-------- Information provided

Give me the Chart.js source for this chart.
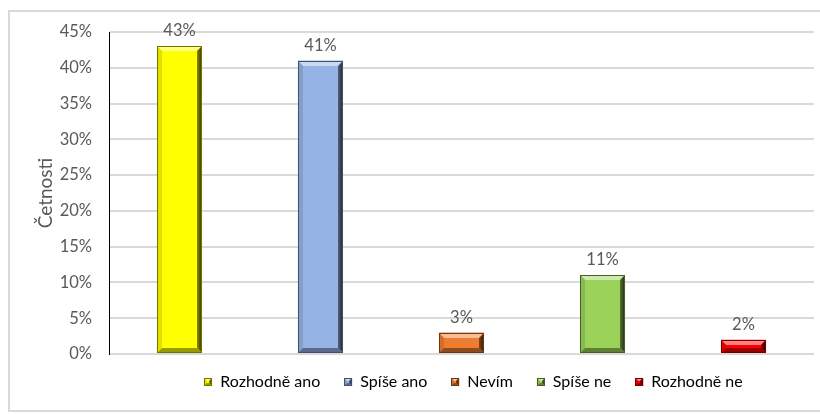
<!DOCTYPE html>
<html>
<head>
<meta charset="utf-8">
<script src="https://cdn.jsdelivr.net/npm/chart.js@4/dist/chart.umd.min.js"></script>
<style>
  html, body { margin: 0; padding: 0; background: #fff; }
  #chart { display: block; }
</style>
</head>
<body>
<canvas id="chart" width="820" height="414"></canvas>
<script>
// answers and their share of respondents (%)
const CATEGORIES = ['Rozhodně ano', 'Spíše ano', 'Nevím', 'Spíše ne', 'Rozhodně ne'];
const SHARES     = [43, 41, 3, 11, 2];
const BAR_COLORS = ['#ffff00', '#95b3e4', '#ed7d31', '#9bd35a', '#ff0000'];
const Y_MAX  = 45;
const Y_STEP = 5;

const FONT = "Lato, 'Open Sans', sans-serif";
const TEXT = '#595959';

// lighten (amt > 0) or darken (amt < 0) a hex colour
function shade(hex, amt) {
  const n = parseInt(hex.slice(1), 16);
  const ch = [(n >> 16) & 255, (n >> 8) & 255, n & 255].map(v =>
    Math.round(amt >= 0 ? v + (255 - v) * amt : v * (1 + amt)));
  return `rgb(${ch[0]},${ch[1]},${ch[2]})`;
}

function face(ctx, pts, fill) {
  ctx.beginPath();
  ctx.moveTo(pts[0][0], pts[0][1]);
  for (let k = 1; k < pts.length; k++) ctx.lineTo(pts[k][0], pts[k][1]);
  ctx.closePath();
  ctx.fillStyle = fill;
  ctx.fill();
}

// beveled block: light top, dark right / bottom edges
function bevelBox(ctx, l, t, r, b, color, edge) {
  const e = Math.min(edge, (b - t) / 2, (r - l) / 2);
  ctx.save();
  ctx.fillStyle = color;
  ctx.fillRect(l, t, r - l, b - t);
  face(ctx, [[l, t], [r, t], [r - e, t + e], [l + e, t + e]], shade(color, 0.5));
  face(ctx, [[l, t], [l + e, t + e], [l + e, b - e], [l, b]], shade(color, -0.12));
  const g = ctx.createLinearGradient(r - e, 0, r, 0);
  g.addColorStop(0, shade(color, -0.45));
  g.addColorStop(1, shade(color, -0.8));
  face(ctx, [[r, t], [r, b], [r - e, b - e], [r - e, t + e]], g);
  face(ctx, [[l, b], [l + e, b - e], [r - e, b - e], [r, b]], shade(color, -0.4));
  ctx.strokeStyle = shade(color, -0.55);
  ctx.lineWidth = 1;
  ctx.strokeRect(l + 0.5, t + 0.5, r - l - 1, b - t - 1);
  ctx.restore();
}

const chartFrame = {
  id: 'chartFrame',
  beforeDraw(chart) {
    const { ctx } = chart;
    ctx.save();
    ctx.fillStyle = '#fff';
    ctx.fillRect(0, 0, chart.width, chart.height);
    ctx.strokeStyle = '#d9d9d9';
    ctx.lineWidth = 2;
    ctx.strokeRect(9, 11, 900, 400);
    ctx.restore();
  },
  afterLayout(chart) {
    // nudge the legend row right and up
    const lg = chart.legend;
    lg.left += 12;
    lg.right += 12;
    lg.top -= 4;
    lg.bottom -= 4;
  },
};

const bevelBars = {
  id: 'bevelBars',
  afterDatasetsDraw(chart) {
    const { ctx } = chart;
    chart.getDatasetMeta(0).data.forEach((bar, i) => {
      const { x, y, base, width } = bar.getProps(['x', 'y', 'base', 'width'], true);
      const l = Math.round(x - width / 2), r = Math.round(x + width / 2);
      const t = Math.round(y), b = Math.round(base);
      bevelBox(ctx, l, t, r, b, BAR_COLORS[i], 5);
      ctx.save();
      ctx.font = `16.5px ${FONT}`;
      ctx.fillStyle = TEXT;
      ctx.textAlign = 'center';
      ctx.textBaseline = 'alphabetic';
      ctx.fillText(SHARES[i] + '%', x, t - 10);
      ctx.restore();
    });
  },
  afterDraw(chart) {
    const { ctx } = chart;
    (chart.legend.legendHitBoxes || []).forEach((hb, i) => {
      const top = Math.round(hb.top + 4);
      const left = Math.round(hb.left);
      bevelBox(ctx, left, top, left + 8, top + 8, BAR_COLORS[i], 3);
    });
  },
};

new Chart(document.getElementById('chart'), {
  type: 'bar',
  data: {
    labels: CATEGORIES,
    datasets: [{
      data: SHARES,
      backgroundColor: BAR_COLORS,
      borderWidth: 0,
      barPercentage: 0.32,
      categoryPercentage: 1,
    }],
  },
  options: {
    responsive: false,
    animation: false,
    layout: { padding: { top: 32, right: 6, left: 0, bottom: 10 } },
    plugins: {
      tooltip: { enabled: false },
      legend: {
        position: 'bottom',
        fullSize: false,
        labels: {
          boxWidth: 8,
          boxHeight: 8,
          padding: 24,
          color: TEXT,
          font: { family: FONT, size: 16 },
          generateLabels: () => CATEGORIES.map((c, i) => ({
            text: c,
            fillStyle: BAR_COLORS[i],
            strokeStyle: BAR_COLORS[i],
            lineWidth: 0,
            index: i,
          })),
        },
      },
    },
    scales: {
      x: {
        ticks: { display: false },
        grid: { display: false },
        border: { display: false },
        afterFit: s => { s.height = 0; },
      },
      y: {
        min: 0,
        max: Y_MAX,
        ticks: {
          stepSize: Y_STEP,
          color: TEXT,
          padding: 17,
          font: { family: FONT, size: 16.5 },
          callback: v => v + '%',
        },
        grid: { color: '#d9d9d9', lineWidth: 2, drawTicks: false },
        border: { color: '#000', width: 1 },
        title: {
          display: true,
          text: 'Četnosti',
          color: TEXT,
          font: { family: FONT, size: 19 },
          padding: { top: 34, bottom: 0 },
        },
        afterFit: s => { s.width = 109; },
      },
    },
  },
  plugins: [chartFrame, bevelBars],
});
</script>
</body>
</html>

----------------

=== Exercise task ===
Set down again, exactly, the lines of the material above from its first line to the one with "const TEXT = '#595959';", inclusive. Leave the pictures out.

=== Correct response ===
Give me the Chart.js source for this chart.
<!DOCTYPE html>
<html>
<head>
<meta charset="utf-8">
<script src="https://cdn.jsdelivr.net/npm/chart.js@4/dist/chart.umd.min.js"></script>
<style>
  html, body { margin: 0; padding: 0; background: #fff; }
  #chart { display: block; }
</style>
</head>
<body>
<canvas id="chart" width="820" height="414"></canvas>
<script>
// answers and their share of respondents (%)
const CATEGORIES = ['Rozhodně ano', 'Spíše ano', 'Nevím', 'Spíše ne', 'Rozhodně ne'];
const SHARES     = [43, 41, 3, 11, 2];
const BAR_COLORS = ['#ffff00', '#95b3e4', '#ed7d31', '#9bd35a', '#ff0000'];
const Y_MAX  = 45;
const Y_STEP = 5;

const FONT = "Lato, 'Open Sans', sans-serif";
const TEXT = '#595959';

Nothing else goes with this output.